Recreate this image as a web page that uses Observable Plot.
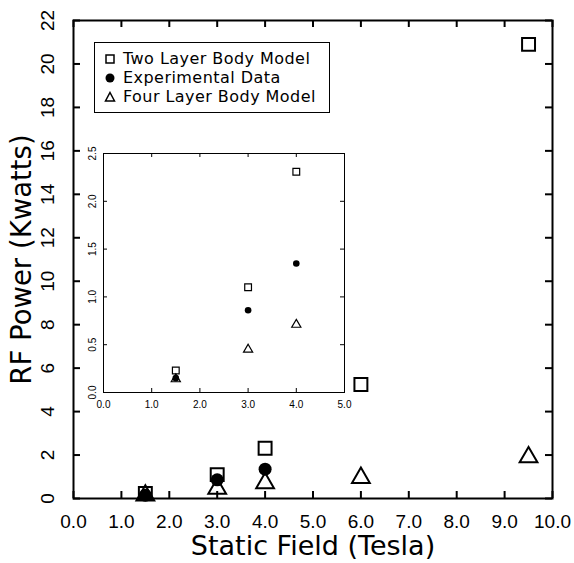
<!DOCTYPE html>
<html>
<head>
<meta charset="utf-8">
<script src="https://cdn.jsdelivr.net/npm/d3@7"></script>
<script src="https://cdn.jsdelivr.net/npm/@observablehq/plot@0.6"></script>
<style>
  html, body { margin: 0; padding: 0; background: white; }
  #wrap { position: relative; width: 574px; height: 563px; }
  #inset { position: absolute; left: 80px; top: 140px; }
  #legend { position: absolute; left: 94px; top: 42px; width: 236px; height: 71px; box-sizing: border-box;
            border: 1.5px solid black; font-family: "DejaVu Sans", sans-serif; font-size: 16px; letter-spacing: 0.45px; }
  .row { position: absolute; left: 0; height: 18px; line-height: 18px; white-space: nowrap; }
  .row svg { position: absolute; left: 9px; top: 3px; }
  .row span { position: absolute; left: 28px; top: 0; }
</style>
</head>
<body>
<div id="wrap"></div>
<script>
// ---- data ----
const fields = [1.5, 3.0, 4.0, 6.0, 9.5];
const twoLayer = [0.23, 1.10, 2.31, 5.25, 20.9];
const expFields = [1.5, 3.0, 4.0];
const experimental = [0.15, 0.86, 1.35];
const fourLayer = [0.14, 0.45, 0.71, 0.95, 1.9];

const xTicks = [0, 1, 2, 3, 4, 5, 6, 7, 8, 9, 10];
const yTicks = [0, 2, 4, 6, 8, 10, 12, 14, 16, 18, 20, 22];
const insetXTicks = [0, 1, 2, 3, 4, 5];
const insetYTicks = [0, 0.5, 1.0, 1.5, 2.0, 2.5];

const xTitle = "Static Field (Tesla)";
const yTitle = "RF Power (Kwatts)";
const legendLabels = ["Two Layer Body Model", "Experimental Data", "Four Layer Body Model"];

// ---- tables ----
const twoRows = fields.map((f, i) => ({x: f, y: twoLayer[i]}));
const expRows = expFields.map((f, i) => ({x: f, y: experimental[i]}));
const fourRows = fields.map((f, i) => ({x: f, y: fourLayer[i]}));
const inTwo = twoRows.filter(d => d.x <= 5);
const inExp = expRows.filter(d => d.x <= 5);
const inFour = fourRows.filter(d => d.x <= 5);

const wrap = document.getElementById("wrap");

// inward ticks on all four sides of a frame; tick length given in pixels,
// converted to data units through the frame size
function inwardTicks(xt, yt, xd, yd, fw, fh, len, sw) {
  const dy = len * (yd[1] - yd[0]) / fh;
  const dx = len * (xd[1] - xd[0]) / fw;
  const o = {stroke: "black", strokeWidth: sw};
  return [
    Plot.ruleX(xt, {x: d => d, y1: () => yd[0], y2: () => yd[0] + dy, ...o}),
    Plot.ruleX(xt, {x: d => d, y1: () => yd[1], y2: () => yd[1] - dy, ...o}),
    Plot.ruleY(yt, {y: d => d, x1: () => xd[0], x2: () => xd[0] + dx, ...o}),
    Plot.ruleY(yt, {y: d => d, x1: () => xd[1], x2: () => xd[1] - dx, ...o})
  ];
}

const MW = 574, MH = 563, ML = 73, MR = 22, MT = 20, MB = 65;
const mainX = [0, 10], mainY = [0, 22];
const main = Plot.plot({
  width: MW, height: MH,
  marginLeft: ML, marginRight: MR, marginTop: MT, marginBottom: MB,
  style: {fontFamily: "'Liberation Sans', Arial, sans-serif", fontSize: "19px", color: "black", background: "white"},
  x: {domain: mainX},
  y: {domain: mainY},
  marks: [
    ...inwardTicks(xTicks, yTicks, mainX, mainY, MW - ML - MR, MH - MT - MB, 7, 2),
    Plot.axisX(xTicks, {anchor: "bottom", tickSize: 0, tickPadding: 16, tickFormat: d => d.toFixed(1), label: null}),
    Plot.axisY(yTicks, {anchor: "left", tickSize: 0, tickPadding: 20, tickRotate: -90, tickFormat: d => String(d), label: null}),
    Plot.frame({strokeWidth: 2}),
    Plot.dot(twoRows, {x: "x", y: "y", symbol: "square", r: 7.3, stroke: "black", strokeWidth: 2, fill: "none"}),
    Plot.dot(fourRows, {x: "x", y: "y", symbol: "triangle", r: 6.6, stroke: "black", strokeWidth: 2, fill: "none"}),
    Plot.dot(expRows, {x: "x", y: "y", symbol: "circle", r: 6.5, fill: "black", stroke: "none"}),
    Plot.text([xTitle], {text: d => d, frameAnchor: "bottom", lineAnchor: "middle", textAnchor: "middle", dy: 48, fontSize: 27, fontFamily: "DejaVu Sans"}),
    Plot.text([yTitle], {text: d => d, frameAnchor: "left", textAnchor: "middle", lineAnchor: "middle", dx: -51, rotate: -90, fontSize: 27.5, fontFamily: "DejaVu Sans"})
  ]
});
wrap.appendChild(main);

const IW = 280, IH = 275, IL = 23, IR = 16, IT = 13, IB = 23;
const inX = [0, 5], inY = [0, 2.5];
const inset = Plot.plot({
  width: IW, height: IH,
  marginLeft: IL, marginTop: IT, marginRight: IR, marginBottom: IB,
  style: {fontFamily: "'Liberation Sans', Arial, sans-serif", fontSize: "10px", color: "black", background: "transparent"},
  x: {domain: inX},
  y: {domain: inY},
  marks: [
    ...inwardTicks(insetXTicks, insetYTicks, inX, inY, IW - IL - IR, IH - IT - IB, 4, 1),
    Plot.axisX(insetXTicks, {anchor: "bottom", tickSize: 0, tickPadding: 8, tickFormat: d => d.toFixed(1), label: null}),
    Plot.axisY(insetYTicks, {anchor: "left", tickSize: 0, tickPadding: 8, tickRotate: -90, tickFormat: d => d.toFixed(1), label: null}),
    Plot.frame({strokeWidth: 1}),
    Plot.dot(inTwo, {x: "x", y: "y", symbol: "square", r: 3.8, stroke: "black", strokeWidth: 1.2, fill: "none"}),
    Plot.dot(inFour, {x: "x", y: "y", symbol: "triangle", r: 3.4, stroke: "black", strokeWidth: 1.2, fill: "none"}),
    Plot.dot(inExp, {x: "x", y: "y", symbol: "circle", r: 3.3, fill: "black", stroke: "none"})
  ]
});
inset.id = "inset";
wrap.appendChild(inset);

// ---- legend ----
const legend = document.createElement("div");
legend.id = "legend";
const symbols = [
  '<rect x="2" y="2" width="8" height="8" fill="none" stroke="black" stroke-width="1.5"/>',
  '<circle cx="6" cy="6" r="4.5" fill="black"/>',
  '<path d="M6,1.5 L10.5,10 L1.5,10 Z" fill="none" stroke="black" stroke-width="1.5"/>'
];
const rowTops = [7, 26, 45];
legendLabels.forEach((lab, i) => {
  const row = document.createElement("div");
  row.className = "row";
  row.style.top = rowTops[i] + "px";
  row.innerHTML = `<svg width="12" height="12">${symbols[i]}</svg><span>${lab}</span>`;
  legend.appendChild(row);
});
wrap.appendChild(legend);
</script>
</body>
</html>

+---+

# Goal of the exercise
Without including any picture, repeat the data exactly.

# Reply
Recreate this image as a web page that uses Observable Plot.
<!DOCTYPE html>
<html>
<head>
<meta charset="utf-8">
<script src="https://cdn.jsdelivr.net/npm/d3@7"></script>
<script src="https://cdn.jsdelivr.net/npm/@observablehq/plot@0.6"></script>
<style>
  html, body { margin: 0; padding: 0; background: white; }
  #wrap { position: relative; width: 574px; height: 563px; }
  #inset { position: absolute; left: 80px; top: 140px; }
  #legend { position: absolute; left: 94px; top: 42px; width: 236px; height: 71px; box-sizing: border-box;
            border: 1.5px solid black; font-family: "DejaVu Sans", sans-serif; font-size: 16px; letter-spacing: 0.45px; }
  .row { position: absolute; left: 0; height: 18px; line-height: 18px; white-space: nowrap; }
  .row svg { position: absolute; left: 9px; top: 3px; }
  .row span { position: absolute; left: 28px; top: 0; }
</style>
</head>
<body>
<div id="wrap"></div>
<script>
// ---- data ----
const fields = [1.5, 3.0, 4.0, 6.0, 9.5];
const twoLayer = [0.23, 1.10, 2.31, 5.25, 20.9];
const expFields = [1.5, 3.0, 4.0];
const experimental = [0.15, 0.86, 1.35];
const fourLayer = [0.14, 0.45, 0.71, 0.95, 1.9];

const xTicks = [0, 1, 2, 3, 4, 5, 6, 7, 8, 9, 10];
const yTicks = [0, 2, 4, 6, 8, 10, 12, 14, 16, 18, 20, 22];
const insetXTicks = [0, 1, 2, 3, 4, 5];
const insetYTicks = [0, 0.5, 1.0, 1.5, 2.0, 2.5];

const xTitle = "Static Field (Tesla)";
const yTitle = "RF Power (Kwatts)";
const legendLabels = ["Two Layer Body Model", "Experimental Data", "Four Layer Body Model"];

// ---- tables ----
const twoRows = fields.map((f, i) => ({x: f, y: twoLayer[i]}));
const expRows = expFields.map((f, i) => ({x: f, y: experimental[i]}));
const fourRows = fields.map((f, i) => ({x: f, y: fourLayer[i]}));
const inTwo = twoRows.filter(d => d.x <= 5);
const inExp = expRows.filter(d => d.x <= 5);
const inFour = fourRows.filter(d => d.x <= 5);

const wrap = document.getElementById("wrap");

// inward ticks on all four sides of a frame; tick length given in pixels,
// converted to data units through the frame size
function inwardTicks(xt, yt, xd, yd, fw, fh, len, sw) {
  const dy = len * (yd[1] - yd[0]) / fh;
  const dx = len * (xd[1] - xd[0]) / fw;
  const o = {stroke: "black", strokeWidth: sw};
  return [
    Plot.ruleX(xt, {x: d => d, y1: () => yd[0], y2: () => yd[0] + dy, ...o}),
    Plot.ruleX(xt, {x: d => d, y1: () => yd[1], y2: () => yd[1] - dy, ...o}),
    Plot.ruleY(yt, {y: d => d, x1: () => xd[0], x2: () => xd[0] + dx, ...o}),
    Plot.ruleY(yt, {y: d => d, x1: () => xd[1], x2: () => xd[1] - dx, ...o})
  ];
}

const MW = 574, MH = 563, ML = 73, MR = 22, MT = 20, MB = 65;
const mainX = [0, 10], mainY = [0, 22];
const main = Plot.plot({
  width: MW, height: MH,
  marginLeft: ML, marginRight: MR, marginTop: MT, marginBottom: MB,
  style: {fontFamily: "'Liberation Sans', Arial, sans-serif", fontSize: "19px", color: "black", background: "white"},
  x: {domain: mainX},
  y: {domain: mainY},
  marks: [
    ...inwardTicks(xTicks, yTicks, mainX, mainY, MW - ML - MR, MH - MT - MB, 7, 2),
    Plot.axisX(xTicks, {anchor: "bottom", tickSize: 0, tickPadding: 16, tickFormat: d => d.toFixed(1), label: null}),
    Plot.axisY(yTicks, {anchor: "left", tickSize: 0, tickPadding: 20, tickRotate: -90, tickFormat: d => String(d), label: null}),
    Plot.frame({strokeWidth: 2}),
    Plot.dot(twoRows, {x: "x", y: "y", symbol: "square", r: 7.3, stroke: "black", strokeWidth: 2, fill: "none"}),
    Plot.dot(fourRows, {x: "x", y: "y", symbol: "triangle", r: 6.6, stroke: "black", strokeWidth: 2, fill: "none"}),
    Plot.dot(expRows, {x: "x", y: "y", symbol: "circle", r: 6.5, fill: "black", stroke: "none"}),
    Plot.text([xTitle], {text: d => d, frameAnchor: "bottom", lineAnchor: "middle", textAnchor: "middle", dy: 48, fontSize: 27, fontFamily: "DejaVu Sans"}),
    Plot.text([yTitle], {text: d => d, frameAnchor: "left", textAnchor: "middle", lineAnchor: "middle", dx: -51, rotate: -90, fontSize: 27.5, fontFamily: "DejaVu Sans"})
  ]
});
wrap.appendChild(main);

const IW = 280, IH = 275, IL = 23, IR = 16, IT = 13, IB = 23;
const inX = [0, 5], inY = [0, 2.5];
const inset = Plot.plot({
  width: IW, height: IH,
  marginLeft: IL, marginTop: IT, marginRight: IR, marginBottom: IB,
  style: {fontFamily: "'Liberation Sans', Arial, sans-serif", fontSize: "10px", color: "black", background: "transparent"},
  x: {domain: inX},
  y: {domain: inY},
  marks: [
    ...inwardTicks(insetXTicks, insetYTicks, inX, inY, IW - IL - IR, IH - IT - IB, 4, 1),
    Plot.axisX(insetXTicks, {anchor: "bottom", tickSize: 0, tickPadding: 8, tickFormat: d => d.toFixed(1), label: null}),
    Plot.axisY(insetYTicks, {anchor: "left", tickSize: 0, tickPadding: 8, tickRotate: -90, tickFormat: d => d.toFixed(1), label: null}),
    Plot.frame({strokeWidth: 1}),
    Plot.dot(inTwo, {x: "x", y: "y", symbol: "square", r: 3.8, stroke: "black", strokeWidth: 1.2, fill: "none"}),
    Plot.dot(inFour, {x: "x", y: "y", symbol: "triangle", r: 3.4, stroke: "black", strokeWidth: 1.2, fill: "none"}),
    Plot.dot(inExp, {x: "x", y: "y", symbol: "circle", r: 3.3, fill: "black", stroke: "none"})
  ]
});
inset.id = "inset";
wrap.appendChild(inset);

// ---- legend ----
const legend = document.createElement("div");
legend.id = "legend";
const symbols = [
  '<rect x="2" y="2" width="8" height="8" fill="none" stroke="black" stroke-width="1.5"/>',
  '<circle cx="6" cy="6" r="4.5" fill="black"/>',
  '<path d="M6,1.5 L10.5,10 L1.5,10 Z" fill="none" stroke="black" stroke-width="1.5"/>'
];
const rowTops = [7, 26, 45];
legendLabels.forEach((lab, i) => {
  const row = document.createElement("div");
  row.className = "row";
  row.style.top = rowTops[i] + "px";
  row.innerHTML = `<svg width="12" height="12">${symbols[i]}</svg><span>${lab}</span>`;
  legend.appendChild(row);
});
wrap.appendChild(legend);
</script>
</body>
</html>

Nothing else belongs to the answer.